The Holstein polaron problem revisited

Abstract

The Holstein Hamiltonian was proposed half a century ago; since then, decades of research have come up empty handed in the pursuit of a closed-form solution. An exact solution to the two-site Holstein model is presented in this paper. The obtained results provide a clear image of the Hamiltonian structure and allow for the investigation of the symmetry, energy level crossings and polaronic characteristics of the system. The main mathematical tool is a three-term recurrence relation between the wave function amplitudes, which was obtained using the properties of a family of orthogonal functions, namely the Poisson–Charlier polynomials.
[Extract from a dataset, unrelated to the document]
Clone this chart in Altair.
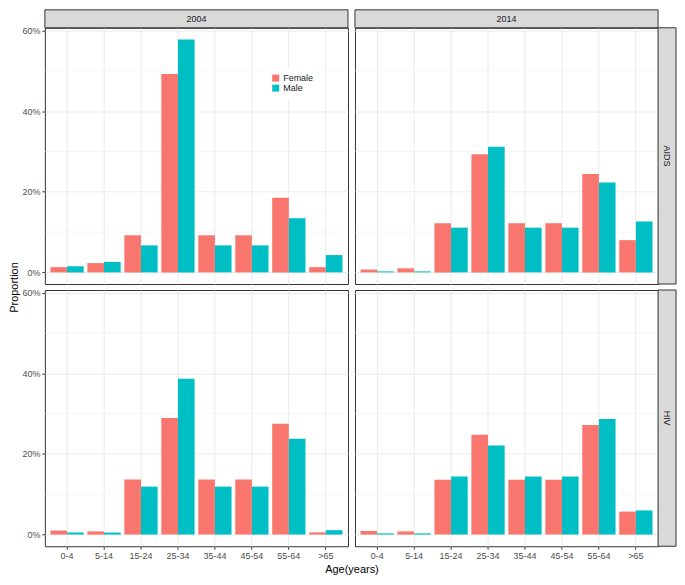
import altair as alt
import pandas as pd

ages = ["0-4", "5-14", "15-24", "25-34", "35-44", "45-54", "55-64", ">65"]
sexes = ["Female", "Male"]
sex_colors = ["#F8766D", "#00BFC4"]

# proportions in percent
aids_2004_female = [1.3, 2.3, 9.2, 49.2, 9.2, 9.2, 18.5, 1.3]
aids_2004_male = [1.5, 2.6, 6.7, 57.8, 6.7, 6.7, 13.4, 4.3]
aids_2014_female = [0.7, 1.0, 12.2, 29.3, 12.2, 12.2, 24.4, 8.0]
aids_2014_male = [0.25, 0.25, 11.1, 31.2, 11.1, 11.1, 22.3, 12.6]
hiv_2004_female = [1.0, 0.8, 13.7, 28.9, 13.7, 13.7, 27.5, 0.55]
hiv_2004_male = [0.5, 0.5, 11.9, 38.7, 11.9, 11.9, 23.8, 1.1]
hiv_2014_female = [0.9, 0.8, 13.6, 24.8, 13.6, 13.6, 27.2, 5.7]
hiv_2014_male = [0.3, 0.3, 14.4, 22.1, 14.4, 14.4, 28.7, 6.0]

y_ticks = [0, 0.2, 0.4, 0.6]
y_minor = [0.1, 0.3, 0.5]
y_domain = [-0.0289, 0.6069]

FONT = "Liberation Sans"
W, H = 304, 257
HGAP, VGAP = 7, 6
STRIP = 18
GRID = "#EBEBEB"


def frame(female, male):
    rows = []
    for a, f, m in zip(ages, female, male):
        rows.append({"age": a, "sex": "Female", "prop": f / 100})
        rows.append({"age": a, "sex": "Male", "prop": m / 100})
    return pd.DataFrame(rows)


def panel(df, col_label, row_label, left, bottom, legend, top_strip, right_strip, ytitle, xtitle):
    ysc = alt.Scale(domain=y_domain, nice=False, zero=False)
    if left:
        yaxis = alt.Axis(values=y_ticks, format=".0%", labelFontSize=9, labelColor="#4D4D4D",
                         tickColor="#333333", tickSize=3, labelPadding=2, domain=False,
                         grid=True, gridColor=GRID, gridWidth=1,
                         title="Proportion" if ytitle else None,
                         titleFontSize=11, titleFontWeight="normal", titleColor="black",
                         titlePadding=2, titleY=H + VGAP / 2, titleAlign="center")
    else:
        yaxis = alt.Axis(values=y_ticks, labels=False, ticks=False, domain=False,
                         grid=True, gridColor=GRID, gridWidth=1, title=None)
    if bottom:
        xaxis = alt.Axis(labelFontSize=9, labelColor="#4D4D4D", labelAngle=0, labelPadding=2,
                         tickColor="#333333", tickSize=3, domain=False, grid=True,
                         gridColor=GRID, gridWidth=1, bandPosition=0.5,
                         title="Age(years)" if xtitle else None,
                         titleFontSize=11, titleFontWeight="normal", titleColor="black",
                         titlePadding=3, titleX=W + HGAP / 2, titleAlign="center")
    else:
        xaxis = alt.Axis(labels=False, ticks=False, domain=False, grid=True,
                         gridColor=GRID, gridWidth=1, bandPosition=0.5, title=None)
    if legend:
        leg = alt.Legend(title=None, orient="none", legendX=222, legendY=41,
                         symbolType="square", symbolSize=49, symbolStrokeWidth=0,
                         labelFontSize=9, labelColor="#1A1A1A", labelFont=FONT,
                         fillColor="white", padding=5, rowPadding=0, labelOffset=3)
    else:
        leg = None

    minor = alt.Chart(pd.DataFrame({"m": y_minor})).mark_rule(
        color=GRID, strokeWidth=0.5).encode(y=alt.Y("m:Q", scale=ysc, axis=yaxis))

    color_kw = dict(scale=alt.Scale(domain=sexes, range=sex_colors))
    if leg is not None:
        color = alt.Color("sex:N", legend=leg, **color_kw)
    else:
        color = alt.Color("sex:N", legend=None, **color_kw)

    bars = alt.Chart(df).mark_bar().encode(
        x=alt.X("age:N", sort=ages, scale=alt.Scale(paddingInner=0.1, paddingOuter=0.15), axis=xaxis),
        xOffset=alt.XOffset("sex:N", sort=sexes),
        y=alt.Y("prop:Q", scale=ysc, axis=yaxis),
        color=color,
    )
    layers = [minor, bars]
    if top_strip:
        sd = pd.DataFrame({"t": [col_label]})
        layers.append(alt.Chart(sd).mark_rect(fill="#D9D9D9", stroke="#333333", strokeWidth=1).encode(
            x=alt.value(0), x2=alt.value(W), y=alt.value(-STRIP), y2=alt.value(0)))
        layers.append(alt.Chart(sd).mark_text(fontSize=9, color="#1A1A1A", font=FONT, fontWeight="normal",
                                              baseline="middle", align="center").encode(
            x=alt.value(W / 2), y=alt.value(-STRIP / 2), text="t:N"))
    if right_strip:
        sd = pd.DataFrame({"t": [row_label]})
        layers.append(alt.Chart(sd).mark_rect(fill="#D9D9D9", stroke="#333333", strokeWidth=1).encode(
            x=alt.value(W), x2=alt.value(W + STRIP), y=alt.value(0), y2=alt.value(H)))
        layers.append(alt.Chart(sd).mark_text(fontSize=9, color="#1A1A1A", font=FONT, fontWeight="normal",
                                              angle=90, baseline="middle", align="center").encode(
            x=alt.value(W + STRIP / 2), y=alt.value(H / 2), text="t:N"))
    return alt.layer(*layers).properties(width=W, height=H)


p11 = panel(frame(aids_2004_female, aids_2004_male), "2004", "AIDS", True, False, True, True, False, True, False)
p12 = panel(frame(aids_2014_female, aids_2014_male), "2014", "AIDS", False, False, False, True, True, False, False)
p21 = panel(frame(hiv_2004_female, hiv_2004_male), "2004", "HIV", True, True, False, False, False, False, True)
p22 = panel(frame(hiv_2014_female, hiv_2014_male), "2014", "HIV", False, True, False, False, True, False, False)

chart = alt.concat(p11, p12, p21, p22, columns=2, spacing=alt.RowColnumber(row=VGAP, column=HGAP),
                   bounds="flush").resolve_scale(color="independent").properties(
    padding=0
).configure(font=FONT).configure_view(stroke="#333333", strokeWidth=1)

chart.save("out.html", embed_options={"renderer": "svg", "actions": False})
It is shown that, with the appropriate choice of basis, the eigenfunctions of the problem naturally fall into two families (parities) associated with the discrete symmetry of the Hamiltonian. The asymptotic solution to the recurrence relation is found by using the Birkhoff expansion. The asymptotic sets the truncation criterion for the wave function, which ensures the accurate calculation of the energy levels for any strength of electron–phonon interaction. The level crossing of states with different parities is discussed and the exact points of broken symmetry are found analytically. The results are used as the building blocks for studying a four-site system. The inherited symmetries lead to the formation of a sparse matrix that is convenient for numerical calculations.